• **Work instructions**
All material below is to be reproduced exactly.

• **Data lines**
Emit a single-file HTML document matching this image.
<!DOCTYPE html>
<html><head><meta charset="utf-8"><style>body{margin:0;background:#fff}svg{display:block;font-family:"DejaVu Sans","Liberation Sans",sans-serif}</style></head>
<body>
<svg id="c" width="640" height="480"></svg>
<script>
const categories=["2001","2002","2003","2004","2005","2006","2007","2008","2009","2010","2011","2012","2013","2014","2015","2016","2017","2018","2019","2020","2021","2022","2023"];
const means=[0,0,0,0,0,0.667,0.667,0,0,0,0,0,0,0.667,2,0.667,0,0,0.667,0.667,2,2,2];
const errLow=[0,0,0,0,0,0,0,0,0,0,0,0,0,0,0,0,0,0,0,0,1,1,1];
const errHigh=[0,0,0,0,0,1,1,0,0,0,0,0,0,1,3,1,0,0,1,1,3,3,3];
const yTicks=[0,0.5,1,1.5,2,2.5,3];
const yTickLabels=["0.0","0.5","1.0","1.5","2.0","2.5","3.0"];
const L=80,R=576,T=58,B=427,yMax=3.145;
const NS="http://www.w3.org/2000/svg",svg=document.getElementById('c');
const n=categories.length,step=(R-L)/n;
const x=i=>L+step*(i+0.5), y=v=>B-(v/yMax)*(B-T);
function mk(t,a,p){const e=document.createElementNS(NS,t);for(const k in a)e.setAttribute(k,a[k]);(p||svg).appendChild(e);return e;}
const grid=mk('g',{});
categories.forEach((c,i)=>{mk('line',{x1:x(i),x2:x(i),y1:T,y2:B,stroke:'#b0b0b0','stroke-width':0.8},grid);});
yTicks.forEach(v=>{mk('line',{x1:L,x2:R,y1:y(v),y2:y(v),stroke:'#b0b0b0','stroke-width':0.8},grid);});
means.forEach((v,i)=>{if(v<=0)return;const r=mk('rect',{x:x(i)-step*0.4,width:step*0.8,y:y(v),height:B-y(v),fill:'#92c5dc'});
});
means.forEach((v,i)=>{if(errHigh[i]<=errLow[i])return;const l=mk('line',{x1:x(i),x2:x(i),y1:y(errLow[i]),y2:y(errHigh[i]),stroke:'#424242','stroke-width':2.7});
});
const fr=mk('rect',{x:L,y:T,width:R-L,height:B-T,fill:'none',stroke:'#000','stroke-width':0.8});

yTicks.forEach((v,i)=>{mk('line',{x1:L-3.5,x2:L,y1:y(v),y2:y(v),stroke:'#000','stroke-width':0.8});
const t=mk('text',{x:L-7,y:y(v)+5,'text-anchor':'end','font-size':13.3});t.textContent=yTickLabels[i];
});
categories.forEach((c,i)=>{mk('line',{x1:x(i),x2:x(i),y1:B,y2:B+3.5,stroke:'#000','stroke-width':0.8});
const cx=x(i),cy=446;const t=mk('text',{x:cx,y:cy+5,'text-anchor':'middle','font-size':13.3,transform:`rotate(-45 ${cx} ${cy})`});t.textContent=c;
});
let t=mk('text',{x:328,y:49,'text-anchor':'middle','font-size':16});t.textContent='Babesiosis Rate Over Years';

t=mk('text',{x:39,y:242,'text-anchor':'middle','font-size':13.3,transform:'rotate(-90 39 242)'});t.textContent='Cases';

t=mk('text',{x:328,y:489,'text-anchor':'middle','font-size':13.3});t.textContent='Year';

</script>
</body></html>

• **Answer to the problem**
Emit a single-file HTML document matching this image.
<!DOCTYPE html>
<html><head><meta charset="utf-8"><style>body{margin:0;background:#fff}svg{display:block;font-family:"DejaVu Sans","Liberation Sans",sans-serif}</style></head>
<body>
<svg id="c" width="640" height="480"></svg>
<script>
const categories=["2001","2002","2003","2004","2005","2006","2007","2008","2009","2010","2011","2012","2013","2014","2015","2016","2017","2018","2019","2020","2021","2022","2023"];
const means=[0,0,0,0,0,0.667,0.667,0,0,0,0,0,0,0.667,2,0.667,0,0,0.667,0.667,2,2,2];
const errLow=[0,0,0,0,0,0,0,0,0,0,0,0,0,0,0,0,0,0,0,0,1,1,1];
const errHigh=[0,0,0,0,0,1,1,0,0,0,0,0,0,1,3,1,0,0,1,1,3,3,3];
const yTicks=[0,0.5,1,1.5,2,2.5,3];
const yTickLabels=["0.0","0.5","1.0","1.5","2.0","2.5","3.0"];
const L=80,R=576,T=58,B=427,yMax=3.145;
const NS="http://www.w3.org/2000/svg",svg=document.getElementById('c');
const n=categories.length,step=(R-L)/n;
const x=i=>L+step*(i+0.5), y=v=>B-(v/yMax)*(B-T);
function mk(t,a,p){const e=document.createElementNS(NS,t);for(const k in a)e.setAttribute(k,a[k]);(p||svg).appendChild(e);return e;}
const grid=mk('g',{});
categories.forEach((c,i)=>{mk('line',{x1:x(i),x2:x(i),y1:T,y2:B,stroke:'#b0b0b0','stroke-width':0.8},grid);});
yTicks.forEach(v=>{mk('line',{x1:L,x2:R,y1:y(v),y2:y(v),stroke:'#b0b0b0','stroke-width':0.8},grid);});
means.forEach((v,i)=>{if(v<=0)return;const r=mk('rect',{x:x(i)-step*0.4,width:step*0.8,y:y(v),height:B-y(v),fill:'#92c5dc'});
});
means.forEach((v,i)=>{if(errHigh[i]<=errLow[i])return;const l=mk('line',{x1:x(i),x2:x(i),y1:y(errLow[i]),y2:y(errHigh[i]),stroke:'#424242','stroke-width':2.7});
});
const fr=mk('rect',{x:L,y:T,width:R-L,height:B-T,fill:'none',stroke:'#000','stroke-width':0.8});

yTicks.forEach((v,i)=>{mk('line',{x1:L-3.5,x2:L,y1:y(v),y2:y(v),stroke:'#000','stroke-width':0.8});
const t=mk('text',{x:L-7,y:y(v)+5,'text-anchor':'end','font-size':13.3});t.textContent=yTickLabels[i];
});
categories.forEach((c,i)=>{mk('line',{x1:x(i),x2:x(i),y1:B,y2:B+3.5,stroke:'#000','stroke-width':0.8});
const cx=x(i),cy=446;const t=mk('text',{x:cx,y:cy+5,'text-anchor':'middle','font-size':13.3,transform:`rotate(-45 ${cx} ${cy})`});t.textContent=c;
});
let t=mk('text',{x:328,y:49,'text-anchor':'middle','font-size':16});t.textContent='Babesiosis Rate Over Years';

t=mk('text',{x:39,y:242,'text-anchor':'middle','font-size':13.3,transform:'rotate(-90 39 242)'});t.textContent='Cases';

t=mk('text',{x:328,y:489,'text-anchor':'middle','font-size':13.3});t.textContent='Year';

</script>
</body></html>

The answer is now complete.